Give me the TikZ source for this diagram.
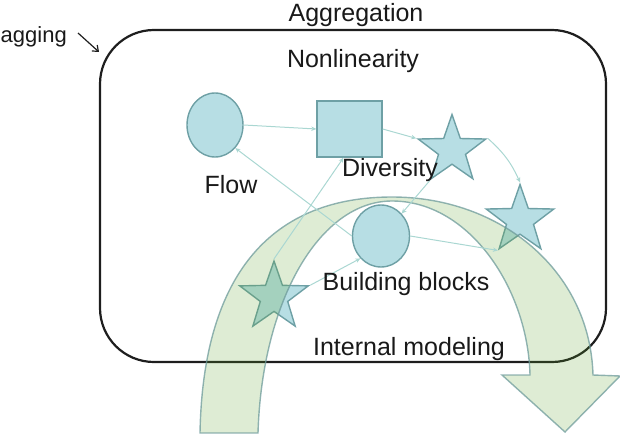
\documentclass[tikz,border=0pt]{standalone}
\usepackage{fontspec}
\setmainfont{Liberation Sans}
\usetikzlibrary{shapes.geometric,arrows.meta}
\definecolor{shfill}{RGB}{183,222,228}
\definecolor{shline}{RGB}{110,160,165}
\definecolor{conncol}{RGB}{170,215,210}
\definecolor{arrfill}{RGB}{90,160,40}
\definecolor{arrline}{RGB}{110,155,155}
\definecolor{boxline}{RGB}{30,30,30}
\definecolor{txt}{RGB}{25,25,25}
\begin{document}
\begin{tikzpicture}[x=1pt,y=-1pt,
  lbl/.style={font=\fontsize{25}{30}\selectfont, text=txt, inner sep=0pt, anchor=base},
  shp/.style={draw=shline, fill=shfill, line width=1.4pt, inner sep=0pt},
  circshp/.style={shp, ellipse},
  sqshp/.style={shp, rectangle},
  starshp/.style={shp, star, star points=5, star point ratio=2.5},
  cline/.style={draw=conncol, line width=1pt, -{Stealth[length=5pt,width=4.5pt]}},
  bigarrow/.style={fill=arrfill, fill opacity=0.2, draw=arrline, draw opacity=0.75, line width=1.4pt},
  agbox/.style={draw=boxline, line width=2.2pt, rounded corners=54pt, inner sep=0pt}
]
\useasboundingbox (0,0) rectangle (620,436);

% aggregation box
\node[agbox, minimum width=506pt, minimum height=332pt] (box) at (353,196) {};

% shapes behind the arrow
\node[circshp, minimum width=56pt, minimum height=64pt] (flow) at (215,125) {};
\node[sqshp, minimum width=65pt, minimum height=56pt] (sq) at (349.5,129) {};
\node[starshp, minimum size=71pt] (s1) at (452,150) {};
\node[starshp, minimum size=71pt] (s2) at (520,220) {};
\node[starshp, minimum size=72pt] (s3) at (274,297) {};

% big curved arrow
\filldraw[bigarrow] (200,433) .. controls (203,270) and (275,197) .. (392,197)
  .. controls (500,197) and (590,270) .. (593,375)
  -- (620,376) -- (565,432) -- (502,375) -- (530,375)
  .. controls (528,290) and (470,201) .. (392,201)
  .. controls (320,201) and (262,300) .. (258,433) -- cycle;

% building blocks circle in front
\node[circshp, minimum width=57pt, minimum height=62pt] (bb) at (381,236) {};

% connectors
\draw[cline] (flow.east) -- (sq.west);
\draw[cline] (sq.east) -- (s1.outer point 2);
\draw[cline] (s1.outer point 5) to[bend left=12] (s2.outer point 1);
\draw[cline] (bb.west) -- (flow.south east);
\draw[cline] (s3.outer point 1) -- ([xshift=-6pt]sq.south);
\draw[cline] (s3.outer point 5) -- (bb.south west);
\draw[cline] (bb.east) -- (s2.outer point 3);
\draw[cline] (s1.outer point 3) -- (bb.north east);

% tagging pointer
\coordinate (tagstart) at (78,33);
\coordinate (tagend) at (99,52);
\draw[line width=1.2pt, draw=boxline, -{Straight Barb[length=5pt,width=8pt]}] (tagstart) -- (tagend);

% labels
\node[lbl] (agg) at (356,22) {Aggregation};
\node[lbl] (nonlin) at (353,67) {Nonlinearity};
\node[lbl, anchor=base west, font=\fontsize{22}{26}\selectfont] (tag) at (0.5,42) {agging};
\node[lbl] (flowlbl) at (231,193) {Flow};
\node[lbl] (divlbl) at (390,176) {Diversity};
\node[lbl] (bblbl) at (406,290) {Building blocks};
\node[lbl] (intlbl) at (409,355) {Internal modeling};
\end{tikzpicture}
\end{document}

________________________

Write out exactly the lines between the start of the data and the line with "minimum width=57pt, minimum", including both, but none of the pictures.

Give me the TikZ source for this diagram.
\documentclass[tikz,border=0pt]{standalone}
\usepackage{fontspec}
\setmainfont{Liberation Sans}
\usetikzlibrary{shapes.geometric,arrows.meta}
\definecolor{shfill}{RGB}{183,222,228}
\definecolor{shline}{RGB}{110,160,165}
\definecolor{conncol}{RGB}{170,215,210}
\definecolor{arrfill}{RGB}{90,160,40}
\definecolor{arrline}{RGB}{110,155,155}
\definecolor{boxline}{RGB}{30,30,30}
\definecolor{txt}{RGB}{25,25,25}
\begin{document}
\begin{tikzpicture}[x=1pt,y=-1pt,
  lbl/.style={font=\fontsize{25}{30}\selectfont, text=txt, inner sep=0pt, anchor=base},
  shp/.style={draw=shline, fill=shfill, line width=1.4pt, inner sep=0pt},
  circshp/.style={shp, ellipse},
  sqshp/.style={shp, rectangle},
  starshp/.style={shp, star, star points=5, star point ratio=2.5},
  cline/.style={draw=conncol, line width=1pt, -{Stealth[length=5pt,width=4.5pt]}},
  bigarrow/.style={fill=arrfill, fill opacity=0.2, draw=arrline, draw opacity=0.75, line width=1.4pt},
  agbox/.style={draw=boxline, line width=2.2pt, rounded corners=54pt, inner sep=0pt}
]
\useasboundingbox (0,0) rectangle (620,436);

% aggregation box
\node[agbox, minimum width=506pt, minimum height=332pt] (box) at (353,196) {};

% shapes behind the arrow
\node[circshp, minimum width=56pt, minimum height=64pt] (flow) at (215,125) {};
\node[sqshp, minimum width=65pt, minimum height=56pt] (sq) at (349.5,129) {};
\node[starshp, minimum size=71pt] (s1) at (452,150) {};
\node[starshp, minimum size=71pt] (s2) at (520,220) {};
\node[starshp, minimum size=72pt] (s3) at (274,297) {};

% big curved arrow
\filldraw[bigarrow] (200,433) .. controls (203,270) and (275,197) .. (392,197)
  .. controls (500,197) and (590,270) .. (593,375)
  -- (620,376) -- (565,432) -- (502,375) -- (530,375)
  .. controls (528,290) and (470,201) .. (392,201)
  .. controls (320,201) and (262,300) .. (258,433) -- cycle;

% building blocks circle in front
\node[circshp, minimum width=57pt, minimum height=62pt] (bb) at (381,236) {};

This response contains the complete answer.